A schedule can be updated by a field scheduler, or be reconciled by other personnel or subs’ progress payment apps. At a certain level of detail and scale, a scheduler can not solely keep track of all progress. He relies on reports from field personnel, and or payment applications/requisitions. The better part of this data-gathering is validation that guarantees the integrity of the schedule is maintained and that the forward-pass is not out of sequence, or worse, incorrect. 

In the absence of validated data, two potential liabilities arise: the builder has imperfect information for his project control plan, and if he requires validated data for a disruption claim, he simply won’t have it. Owing to industry wide slack project controls, it is the exception that a contractor will successfully win a disruption claim. The reason is that if the claim schedule shows inaccurate information –  such as estimated actual-start and actual-finish dates, and inaccurate % complete – it can easily be refuted by the reviewer, or another observer.   

Because field management isn’t trained in CPM, they need to be oriented in what is to be expected of them in terms of reporting progress. Some like to meet at the end of the month and report verbally, whereas others prefer to complete a spreadsheet. Several platforms allow for collaborative online updating from multiple operators and team members, but I have never seen a project where that happened.

Updating activity progress in Primavera will calculate progress and projections based on the type of percentage complete assigned to the activities. In P6, one can use duration percent complete, however duration percent complete calculates remaining duration as a factor of remaining duration percent. If physical percent complete on a twenty-day activity is entered as fifty-percent, remaining duration is auto-calculated as ten-days, and if remaining duration is calculated as ten-days, physical percent complete is auto calculated as fifty-percent.

Whereas, physical percent complete, below, remaining duration is calculated either by accurate resource tracking, or according to best guess expected finish date.

If a project is not tracking resources and production, it can be hard to know completion percentages. This is especially so for mob/demo, or non-linear activities not executed in one consistent timeline. It’s easier to say, for example, that all Division 9 trades will be done upon the date of substantial completion, but that would not address reported progress in payment applications. Expected finish reporting will not prove helpful for substantiating disruption or delay claims

In rare instances, units percent complete based on actual labor units is employed. These completion types will be contingent on which type duration is used. 

Of the three types of completion percentages, physical percent complete is the most preferred because of the need to forecast accurate expected finish dates that duration percent complete can not always calculate. Projects have expected variable production rates and cost curves that are fairly predictable, however, these variables cannot be represented in P6. It therefore does not help to assume or represent that production rates are evenly distributed. 
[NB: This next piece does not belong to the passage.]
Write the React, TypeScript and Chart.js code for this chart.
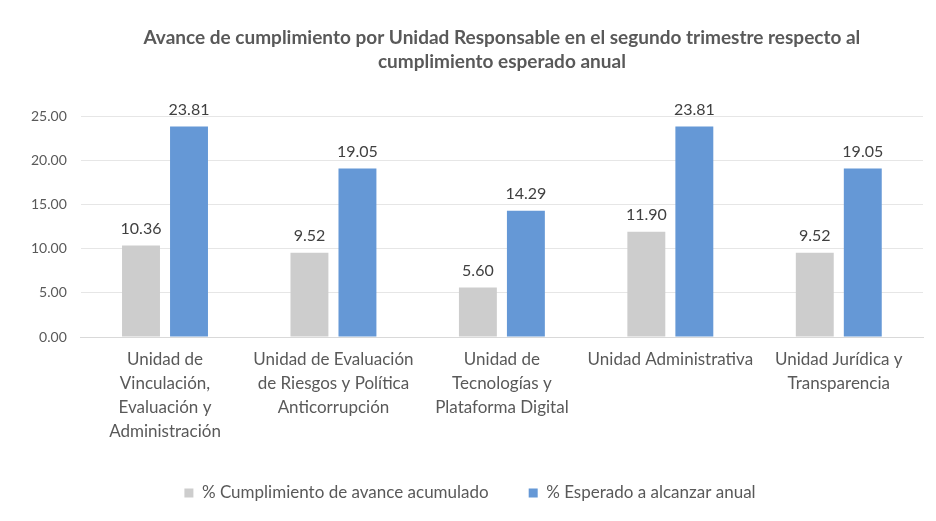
import React, { useEffect, useRef } from "react";
import { Chart, registerables } from "chart.js";

Chart.register(...registerables);

const titleLines = [
  "Avance de cumplimiento por Unidad Responsable en el segundo trimestre respecto al",
  "cumplimiento esperado anual",
];

const categories: string[][] = [
  ["Unidad de", "Vinculación,", "Evaluación y", "Administración"],
  ["Unidad de Evaluación", "de Riesgos y Política", "Anticorrupción"],
  ["Unidad de", "Tecnologías y", "Plataforma Digital"],
  ["Unidad Administrativa"],
  ["Unidad Jurídica y", "Transparencia"],
];

const seriesNames = ["% Cumplimiento de avance acumulado", "% Esperado a alcanzar anual"];
const avanceAcumulado = [10.36, 9.52, 5.6, 11.9, 9.52];
const esperadoAnual = [23.81, 19.05, 14.29, 23.81, 19.05];

const yTicks = { min: 0, max: 25, step: 5 };

const FONT = "Lato, 'Open Sans', sans-serif";

const valueLabels = {
  id: "valueLabels",
  afterDatasetsDraw(chart: any) {
    const ctx = chart.ctx;
    ctx.save();
    ctx.font = `16px ${FONT}`;
    ctx.fillStyle = "#404040";
    ctx.textAlign = "center";
    ctx.textBaseline = "bottom";
    chart.data.datasets.forEach((ds: any, di: number) => {
      const meta = chart.getDatasetMeta(di);
      meta.data.forEach((el: any, i: number) => {
        ctx.fillText(Number(ds.data[i]).toFixed(2), el.x, el.y - 9);
      });
    });
    ctx.restore();
  },
};

export default function App() {
  const ref = useRef<HTMLCanvasElement | null>(null);
  useEffect(() => {
    if (!ref.current) return;
    const chart = new Chart(ref.current, {
      type: "bar",
      data: {
        labels: categories,
        datasets: [
          {
            label: seriesNames[0],
            data: avanceAcumulado,
            backgroundColor: "#cdcdcd",
            categoryPercentage: 0.57,
            barPercentage: 0.79,
          },
          {
            label: seriesNames[1],
            data: esperadoAnual,
            backgroundColor: "#6598d6",
            categoryPercentage: 0.57,
            barPercentage: 0.79,
          },
        ],
      },
      options: {
        animation: false,
        responsive: false,
        maintainAspectRatio: false,
        layout: { padding: { left: 17, right: 13, top: 0, bottom: 9.5 } },
        plugins: {
          title: {
            display: true,
            fullSize: false,
            text: titleLines,
            color: "#595959",
            font: { family: FONT, size: 19, weight: "bold", lineHeight: 1.25 },
            padding: { top: 26, bottom: 42.5 },
          },
          legend: {
            position: "bottom",
            labels: {
              boxWidth: 9,
              boxHeight: 9,
              color: "#595959",
              font: { family: FONT, size: 17 },
              padding: 40,
            },
          },
          tooltip: { enabled: false },
        },
        scales: {
          x: {
            grid: { display: false, drawTicks: false },
            border: { color: "#d9d9d9" },
            afterFit: (scale: any) => {
              scale.height = 107.5;
            },
            ticks: {
              color: "#595959",
              font: { family: FONT, size: 17, lineHeight: 1.41 },
              padding: 11,
              maxRotation: 0,
              autoSkip: false,
            },
          },
          y: {
            min: yTicks.min,
            max: yTicks.max,
            ticks: {
              stepSize: yTicks.step,
              color: "#595959",
              font: { family: FONT, size: 14 },
              padding: 14,
              callback: (v: any) => Number(v).toFixed(2),
            },
            grid: { color: "#e6e6e6", drawTicks: false },
            border: { display: false },
          },
        },
      },
      plugins: [valueLabels],
    });
    return () => chart.destroy();
  }, []);
  return (
    <div style={{ position: "fixed", left: 0, top: 0, width: 936, height: 521, background: "#fff" }}>
      <canvas ref={ref} width={936} height={521} style={{ width: 936, height: 521 }} />
    </div>
  );
}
For example, a contractor may plan to install 100,000 SF of gypsum board – 65% of which is uninterrupted partition, 35% inside and outside corners, pockets and niches. Although most of the square footage is in the continuous wall, the remaining 35% area may take just as long to install. Given the variable production rates calculating progress for this scope of work would be particularly tedious to accurately represent – a schedule would have to separate the different gypsum board installations according to their productivity rates. 

In addition to percentage types, there is a drop down box for duration and unts types, as well. As a rule, this is typically set at fixed durations and units/time.

Another overlooked update consideration is factoring in material and equipment costs. Many schedules simply don’t break out materials and equipment from labor and production. Thus, if a project manager states 80% project completion, accounts receivable (AR) should be making a separate application for equipment and labor. Otherwise, they are all billed at the same rate as production. If AR is using an AIA G702 payment app, he will be expected to populate the equipment and material stored on site to-date columns individually, or independent of production.

When labor and material is bundled into physical percent complete, early and long-lead procurement skew the level of installed works.

Many contractors rely on vendors and subcontractors for their invoices and progress completion data, some of which validate and synchronize in the master schedule. Without a resource loaded schedule and accurate progress reporting, neither the trades nor the contractor can state accurate values.

Ideally, a project is cost-loaded, work-in-place values are in accord with payment applications, and AR uses values in the project schedule to calculate invoices to ownership. But cost loading is so seldom used, or misused when implemented, that AR develops their own progress calculations independent of the progress schedule. This is what is known as ‘double-entry’ accounting, and puts the veracity of either the schedule or billing into question.

At minimum, a contractor should complete his schedule progress update and then meet with AP to determine if the labor portion of the payment app is in alignment with schedule. Due to limitations in Primavera, and the scarcity of resource and cost loaded schedule, it is rare that an owner can expect builder requisitions to reconcile with the project completion plotted in the schedule. This is often the case, despite boilerplate project specifications that require cost and resource loading. Contractors will either ignore this requirement, or refuse to agree to terms.